Emmerich was born in Flamschen, an impoverished farming community at Coesfeld, in the Diocese of Münster, Westphalia, Germany, and died in Dülmen (aged 49), where she had been a bedridden nun. Emmerich purportedly experienced visions on the life and Passion of Jesus Christ as revealed to her by the Blessed Virgin Mary under religious ecstasy.

During her bedridden years, a number of well-known figures were inspired to visit her. The poet Clemens Maria Brentano interviewed her at length and wrote several pages based on his notes of her visions. The authenticity of Brentano's writings has been questioned and critics have characterized the books as "conscious elaborations by a poet".

Pope John Paul II beatified Emmerich on 3 October 2004, highlighting her personal virtues and Catholic piety. The purported “House of the Virgin Mary” in Ephesus is piously associated to her name.

Emmerich was born into a family of impoverished farmers and had nine brothers and sisters. The family's surname was derived from an ancestral town. From an early age, she helped with the house and farm work. Her schooling was rather brief, but all those who knew her noticed that she felt drawn to prayer from an early age. At twelve, she started to work at a large farm in the vicinity for three years and later learned to be a seamstress and worked as such for several years.

She applied for admission to various convents, but she was rejected because she could not afford a bridal dowry. Eventually, the Order of Saint Clare in Münster agreed to accept her, provided she would learn to play the musical organ. She went to the organist Söntgen in Coesfeld to study music and learn to play the organ, but the poverty of the Söntgen family prompted her to work there and to sacrifice her small savings in an effort to help them. Later, one of the Söntgen daughters entered the convent with her.
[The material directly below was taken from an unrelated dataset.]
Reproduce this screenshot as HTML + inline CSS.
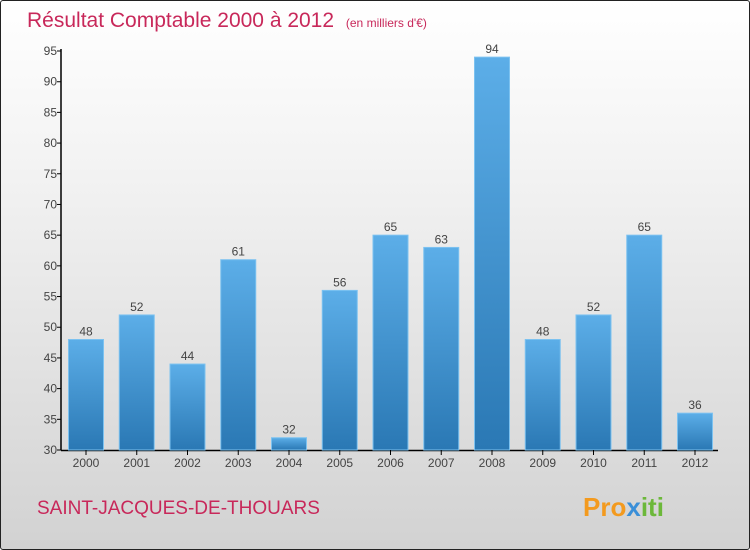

In 1802, Emmerich (aged 28) and her friend Klara Söntgen finally managed to join the Augustinian nuns at the convent of Agnetenberg in Dülmen. The following year, Emmerich took her religious vows. In the convent, she became known for her strict observance of the order's rule; but, from the beginning to 1811, she was often quite ill and had to endure great pain. At times, her zeal and strict adherence to rules disturbed some of the more tepid sisters, who were puzzled by her weak health and religious ecstasies.

When the King of Westphalia, Jérôme Bonaparte suppressed the convent in 1812, she sought and found refuge in the house of a widow.